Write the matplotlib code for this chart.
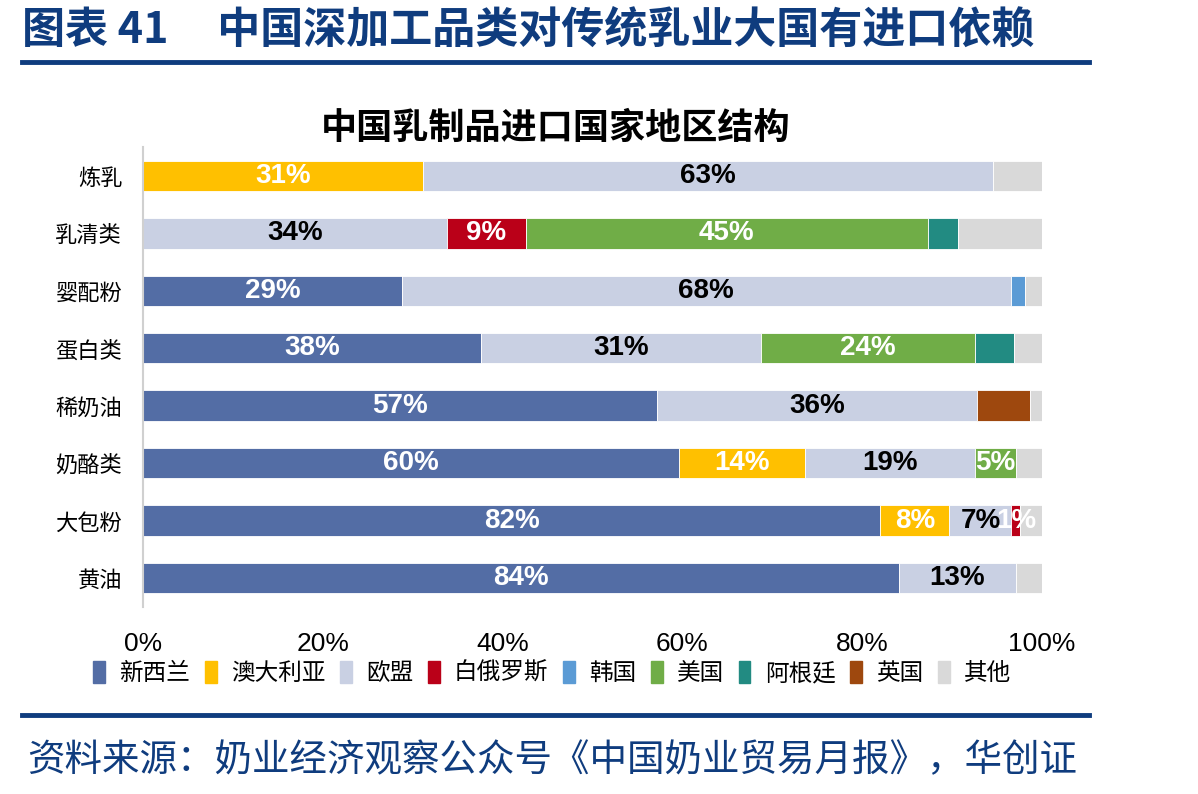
import numpy as np
import matplotlib
matplotlib.use("Agg")
from matplotlib import pyplot as plt
from matplotlib.lines import Line2D

plt.rcParams['font.family'] = ['Noto Sans CJK SC', 'DejaVu Sans']

categories = ['炼乳', '乳清类', '婴配粉', '蛋白类', '稀奶油', '奶酪类', '大包粉', '黄油']
countries = ['新西兰', '澳大利亚', '欧盟', '白俄罗斯', '韩国', '美国', '阿根廷', '英国', '其他']

nz = [0, 0, 28.8, 37.6, 57.2, 59.6, 82.0, 84.1]
au = [31.1, 0, 0, 0, 0, 14.0, 7.7, 0]
eu = [63.4, 33.8, 67.7, 31.1, 35.6, 18.9, 6.9, 13.0]
by = [0, 8.8, 0, 0, 0, 0, 1.0, 0]
kr = [0, 0, 1.6, 0, 0, 0, 0, 0]
us = [0, 44.7, 0, 23.8, 0, 4.6, 0, 0]
ar = [0, 3.4, 0, 4.4, 0, 0, 0, 0]
uk = [0, 0, 0, 0, 5.9, 0, 0, 0]
other = [5.5, 9.3, 1.9, 3.1, 1.3, 2.9, 2.4, 2.9]

series = [nz, au, eu, by, kr, us, ar, uk, other]
colors = ['#536DA5', '#FFC000', '#C9D0E3', '#BA0018', '#5B9BD5',
          '#70AD47', '#228B82', '#9E480E', '#D9D9D9']
# which series get value labels, and in which colour
label_color = {0: 'white', 1: 'white', 2: 'black', 3: 'white', 5: 'white'}

navy = '#0F3C7E'

fig = plt.figure(figsize=(11.98, 7.94), dpi=100)
ax = fig.add_axes([0.1194, 0.2359, 0.7504, 0.5786])

y = np.arange(len(categories))
left = np.zeros(len(categories))
for i, vals in enumerate(series):
    vals = np.array(vals, dtype=float)
    ax.barh(y, vals, left=left, height=0.53, color=colors[i],
            edgecolor='white', linewidth=0.6, label=countries[i])
    if i in label_color:
        for j, v in enumerate(vals):
            if v > 0:
                ax.text(left[j] + v / 2, y[j], f'{round(v):.0f}%',
                        ha='center', va='center', color=label_color[i],
                        fontsize=20, fontweight='bold',
                        family=['Liberation Sans', 'DejaVu Sans'])
    left += vals

ax.set_xlim(0, 100)
ax.set_ylim(len(categories) - 0.5, -0.5)
ax.set_yticks(y)
ax.set_yticklabels(categories, fontsize=16)
ax.set_xticks(np.arange(0, 101, 20))
ax.set_xticklabels([f'{t}%' for t in range(0, 101, 20)], fontsize=19,
                   family=['Liberation Sans', 'DejaVu Sans'])
ax.tick_params(axis='y', length=0, pad=15)
ax.tick_params(axis='x', length=0, pad=18)
for s in ['top', 'right', 'bottom']:
    ax.spines[s].set_visible(False)
ax.spines['left'].set_color('#D0D0D0')
ax.spines['left'].set_linewidth(1.5)

ax.set_title('中国乳制品进口国家地区结构', fontsize=26, fontweight='bold',
             x=0.459, pad=5)

handles = [plt.Rectangle((0, 0), 1, 1, color=c) for c in colors]
fig.legend(handles, countries, loc='center', bbox_to_anchor=(0.461, 0.152),
           ncol=9, frameon=False, fontsize=17, handlelength=0.5, handleheight=1.0,
           handletextpad=0.6, columnspacing=0.62)

fig.text(0.018, 0.962, '图表 41     中国深加工品类对传统乳业大国有进口依赖',
         fontsize=31, fontweight='bold', color=navy, va='center')
fig.add_artist(Line2D([0.018, 0.909], [0.922, 0.922], color=navy, linewidth=3.5))
fig.add_artist(Line2D([0.018, 0.909], [0.099, 0.099], color=navy, linewidth=3.5))
fig.text(0.023, 0.042, '资料来源：奶业经济观察公众号《中国奶业贸易月报》，华创证',
         fontsize=27, color=navy, va='center')

fig.savefig('out.png', dpi=100)
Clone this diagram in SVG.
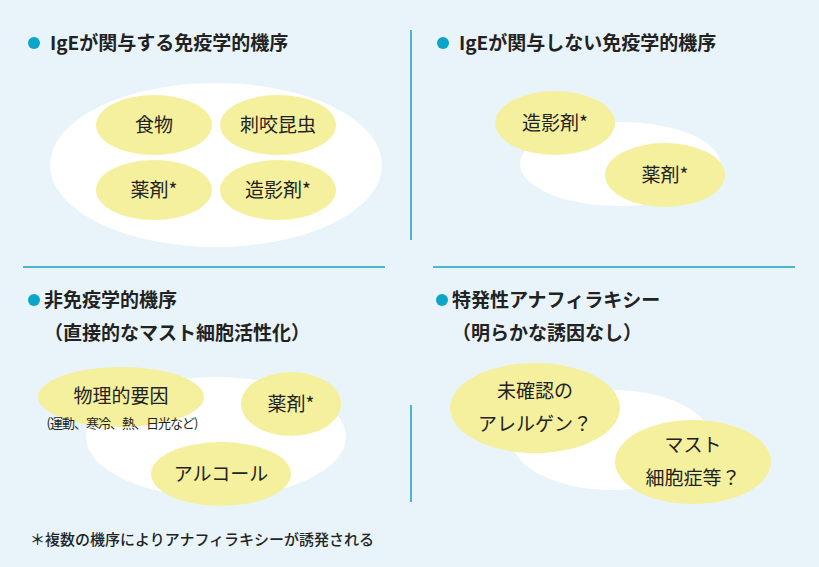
<svg xmlns="http://www.w3.org/2000/svg" width="819" height="567" viewBox="0 0 819 567">
<style>
text{font-family:"Noto Sans CJK JP","Noto Sans",sans-serif;fill:#222}
.t{font-size:19px;font-weight:bold}
.n{font-size:19px;text-anchor:middle}
.w{fill:#fff}
.y{fill:#f5f09e}
.d{fill:#0aa5c8}
.l{stroke:#1aa0c0;stroke-width:1.5}
</style>
<rect width="819" height="567" fill="#e8f4f9"/>
<g id="dividers">
<line class="l" x1="411" y1="30" x2="411" y2="240"/>
<line class="l" x1="411" y1="405" x2="411" y2="502"/>
<line class="l" x1="23" y1="267" x2="385" y2="267"/>
<line class="l" x1="433" y1="267" x2="795" y2="267"/>
</g>
<g id="q1">
<circle class="d" cx="34" cy="43" r="6"/>
<text class="t" x="50" y="50">IgEが関与する免疫学的機序</text>
<ellipse class="w" cx="216" cy="165" rx="166" ry="82"/>
<g id="n1"><ellipse class="y" cx="154" cy="125" rx="58" ry="30"/><text class="n" x="154" y="132">食物</text></g>
<g id="n2"><ellipse class="y" cx="278" cy="125" rx="58" ry="30"/><text class="n" x="278" y="132">刺咬昆虫</text></g>
<g id="n3"><ellipse class="y" cx="154" cy="190" rx="58" ry="30"/><text class="n" x="154" y="197">薬剤*</text></g>
<g id="n4"><ellipse class="y" cx="278" cy="190" rx="58" ry="30"/><text class="n" x="278" y="197">造影剤*</text></g>
</g>
<g id="q2">
<circle class="d" cx="443" cy="43" r="6"/>
<text class="t" x="459" y="50">IgEが関与しない免疫学的機序</text>
<ellipse class="w" cx="620" cy="164" rx="100" ry="42"/>
<g id="n5"><ellipse class="y" cx="555" cy="123" rx="60" ry="32"/><text class="n" x="555" y="130">造影剤*</text></g>
<g id="n6"><ellipse class="y" cx="665" cy="175" rx="60" ry="32"/><text class="n" x="665" y="182">薬剤*</text></g>
</g>
<g id="q3">
<circle class="d" cx="34" cy="300" r="6"/>
<text class="t" x="44" y="307">非免疫学的機序</text>
<text class="t" x="44" y="340">（直接的なマスト細胞活性化）</text>
<ellipse class="w" cx="216" cy="437" rx="130" ry="60"/>
<g id="n7"><ellipse class="y" cx="121" cy="397" rx="83" ry="30"/><text class="n" x="121" y="403">物理的要因</text><text x="122" y="428" font-size="13" letter-spacing="-1" text-anchor="middle">(運動、寒冷、熱、日光など)</text></g>
<g id="n8"><ellipse class="y" cx="291" cy="404" rx="50" ry="32"/><text class="n" x="291" y="411">薬剤*</text></g>
<g id="n9"><ellipse class="y" cx="221" cy="474" rx="70" ry="32"/><text class="n" x="221" y="481">アルコール</text></g>
</g>
<g id="q4">
<circle class="d" cx="442" cy="300" r="6"/>
<text class="t" x="452" y="307">特発性アナフィラキシー</text>
<text class="t" x="452" y="340">（明らかな誘因なし）</text>
<ellipse class="w" cx="612" cy="440" rx="100" ry="50"/>
<g id="n10"><ellipse class="y" cx="535" cy="408" rx="85" ry="45"/><text class="n" x="535" y="398">未確認の</text><text class="n" x="535" y="431">アレルゲン？</text></g>
<g id="n11"><ellipse class="y" cx="693" cy="462" rx="78" ry="42"/><text class="n" x="693" y="452">マスト</text><text class="n" x="693" y="485">細胞症等？</text></g>
</g>
<text x="30" y="545" font-size="15" font-weight="500">＊複数の機序によりアナフィラキシーが誘発される</text>
</svg>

### Problem to work on
Except for the pictures, copy every line of the records above exactly.

### Expected answer
Write the matplotlib code for this chart.
import numpy as np
import matplotlib
matplotlib.use("Agg")
from matplotlib import pyplot as plt
from matplotlib.lines import Line2D

plt.rcParams['font.family'] = ['Noto Sans CJK SC', 'DejaVu Sans']

categories = ['炼乳', '乳清类', '婴配粉', '蛋白类', '稀奶油', '奶酪类', '大包粉', '黄油']
countries = ['新西兰', '澳大利亚', '欧盟', '白俄罗斯', '韩国', '美国', '阿根廷', '英国', '其他']

nz = [0, 0, 28.8, 37.6, 57.2, 59.6, 82.0, 84.1]
au = [31.1, 0, 0, 0, 0, 14.0, 7.7, 0]
eu = [63.4, 33.8, 67.7, 31.1, 35.6, 18.9, 6.9, 13.0]
by = [0, 8.8, 0, 0, 0, 0, 1.0, 0]
kr = [0, 0, 1.6, 0, 0, 0, 0, 0]
us = [0, 44.7, 0, 23.8, 0, 4.6, 0, 0]
ar = [0, 3.4, 0, 4.4, 0, 0, 0, 0]
uk = [0, 0, 0, 0, 5.9, 0, 0, 0]
other = [5.5, 9.3, 1.9, 3.1, 1.3, 2.9, 2.4, 2.9]

series = [nz, au, eu, by, kr, us, ar, uk, other]
colors = ['#536DA5', '#FFC000', '#C9D0E3', '#BA0018', '#5B9BD5',
          '#70AD47', '#228B82', '#9E480E', '#D9D9D9']
# which series get value labels, and in which colour
label_color = {0: 'white', 1: 'white', 2: 'black', 3: 'white', 5: 'white'}

navy = '#0F3C7E'

fig = plt.figure(figsize=(11.98, 7.94), dpi=100)
ax = fig.add_axes([0.1194, 0.2359, 0.7504, 0.5786])

y = np.arange(len(categories))
left = np.zeros(len(categories))
for i, vals in enumerate(series):
    vals = np.array(vals, dtype=float)
    ax.barh(y, vals, left=left, height=0.53, color=colors[i],
            edgecolor='white', linewidth=0.6, label=countries[i])
    if i in label_color:
        for j, v in enumerate(vals):
            if v > 0:
                ax.text(left[j] + v / 2, y[j], f'{round(v):.0f}%',
                        ha='center', va='center', color=label_color[i],
                        fontsize=20, fontweight='bold',
                        family=['Liberation Sans', 'DejaVu Sans'])
    left += vals

ax.set_xlim(0, 100)
ax.set_ylim(len(categories) - 0.5, -0.5)
ax.set_yticks(y)
ax.set_yticklabels(categories, fontsize=16)
ax.set_xticks(np.arange(0, 101, 20))
ax.set_xticklabels([f'{t}%' for t in range(0, 101, 20)], fontsize=19,
                   family=['Liberation Sans', 'DejaVu Sans'])
ax.tick_params(axis='y', length=0, pad=15)
ax.tick_params(axis='x', length=0, pad=18)
for s in ['top', 'right', 'bottom']:
    ax.spines[s].set_visible(False)
ax.spines['left'].set_color('#D0D0D0')
ax.spines['left'].set_linewidth(1.5)

ax.set_title('中国乳制品进口国家地区结构', fontsize=26, fontweight='bold',
             x=0.459, pad=5)

handles = [plt.Rectangle((0, 0), 1, 1, color=c) for c in colors]
fig.legend(handles, countries, loc='center', bbox_to_anchor=(0.461, 0.152),
           ncol=9, frameon=False, fontsize=17, handlelength=0.5, handleheight=1.0,
           handletextpad=0.6, columnspacing=0.62)

fig.text(0.018, 0.962, '图表 41     中国深加工品类对传统乳业大国有进口依赖',
         fontsize=31, fontweight='bold', color=navy, va='center')
fig.add_artist(Line2D([0.018, 0.909], [0.922, 0.922], color=navy, linewidth=3.5))
fig.add_artist(Line2D([0.018, 0.909], [0.099, 0.099], color=navy, linewidth=3.5))
fig.text(0.023, 0.042, '资料来源：奶业经济观察公众号《中国奶业贸易月报》，华创证',
         fontsize=27, color=navy, va='center')

fig.savefig('out.png', dpi=100)
Clone this diagram in SVG.
<svg xmlns="http://www.w3.org/2000/svg" width="819" height="567" viewBox="0 0 819 567">
<style>
text{font-family:"Noto Sans CJK JP","Noto Sans",sans-serif;fill:#222}
.t{font-size:19px;font-weight:bold}
.n{font-size:19px;text-anchor:middle}
.w{fill:#fff}
.y{fill:#f5f09e}
.d{fill:#0aa5c8}
.l{stroke:#1aa0c0;stroke-width:1.5}
</style>
<rect width="819" height="567" fill="#e8f4f9"/>
<g id="dividers">
<line class="l" x1="411" y1="30" x2="411" y2="240"/>
<line class="l" x1="411" y1="405" x2="411" y2="502"/>
<line class="l" x1="23" y1="267" x2="385" y2="267"/>
<line class="l" x1="433" y1="267" x2="795" y2="267"/>
</g>
<g id="q1">
<circle class="d" cx="34" cy="43" r="6"/>
<text class="t" x="50" y="50">IgEが関与する免疫学的機序</text>
<ellipse class="w" cx="216" cy="165" rx="166" ry="82"/>
<g id="n1"><ellipse class="y" cx="154" cy="125" rx="58" ry="30"/><text class="n" x="154" y="132">食物</text></g>
<g id="n2"><ellipse class="y" cx="278" cy="125" rx="58" ry="30"/><text class="n" x="278" y="132">刺咬昆虫</text></g>
<g id="n3"><ellipse class="y" cx="154" cy="190" rx="58" ry="30"/><text class="n" x="154" y="197">薬剤*</text></g>
<g id="n4"><ellipse class="y" cx="278" cy="190" rx="58" ry="30"/><text class="n" x="278" y="197">造影剤*</text></g>
</g>
<g id="q2">
<circle class="d" cx="443" cy="43" r="6"/>
<text class="t" x="459" y="50">IgEが関与しない免疫学的機序</text>
<ellipse class="w" cx="620" cy="164" rx="100" ry="42"/>
<g id="n5"><ellipse class="y" cx="555" cy="123" rx="60" ry="32"/><text class="n" x="555" y="130">造影剤*</text></g>
<g id="n6"><ellipse class="y" cx="665" cy="175" rx="60" ry="32"/><text class="n" x="665" y="182">薬剤*</text></g>
</g>
<g id="q3">
<circle class="d" cx="34" cy="300" r="6"/>
<text class="t" x="44" y="307">非免疫学的機序</text>
<text class="t" x="44" y="340">（直接的なマスト細胞活性化）</text>
<ellipse class="w" cx="216" cy="437" rx="130" ry="60"/>
<g id="n7"><ellipse class="y" cx="121" cy="397" rx="83" ry="30"/><text class="n" x="121" y="403">物理的要因</text><text x="122" y="428" font-size="13" letter-spacing="-1" text-anchor="middle">(運動、寒冷、熱、日光など)</text></g>
<g id="n8"><ellipse class="y" cx="291" cy="404" rx="50" ry="32"/><text class="n" x="291" y="411">薬剤*</text></g>
<g id="n9"><ellipse class="y" cx="221" cy="474" rx="70" ry="32"/><text class="n" x="221" y="481">アルコール</text></g>
</g>
<g id="q4">
<circle class="d" cx="442" cy="300" r="6"/>
<text class="t" x="452" y="307">特発性アナフィラキシー</text>
<text class="t" x="452" y="340">（明らかな誘因なし）</text>
<ellipse class="w" cx="612" cy="440" rx="100" ry="50"/>
<g id="n10"><ellipse class="y" cx="535" cy="408" rx="85" ry="45"/><text class="n" x="535" y="398">未確認の</text><text class="n" x="535" y="431">アレルゲン？</text></g>
<g id="n11"><ellipse class="y" cx="693" cy="462" rx="78" ry="42"/><text class="n" x="693" y="452">マスト</text><text class="n" x="693" y="485">細胞症等？</text></g>
</g>
<text x="30" y="545" font-size="15" font-weight="500">＊複数の機序によりアナフィラキシーが誘発される</text>
</svg>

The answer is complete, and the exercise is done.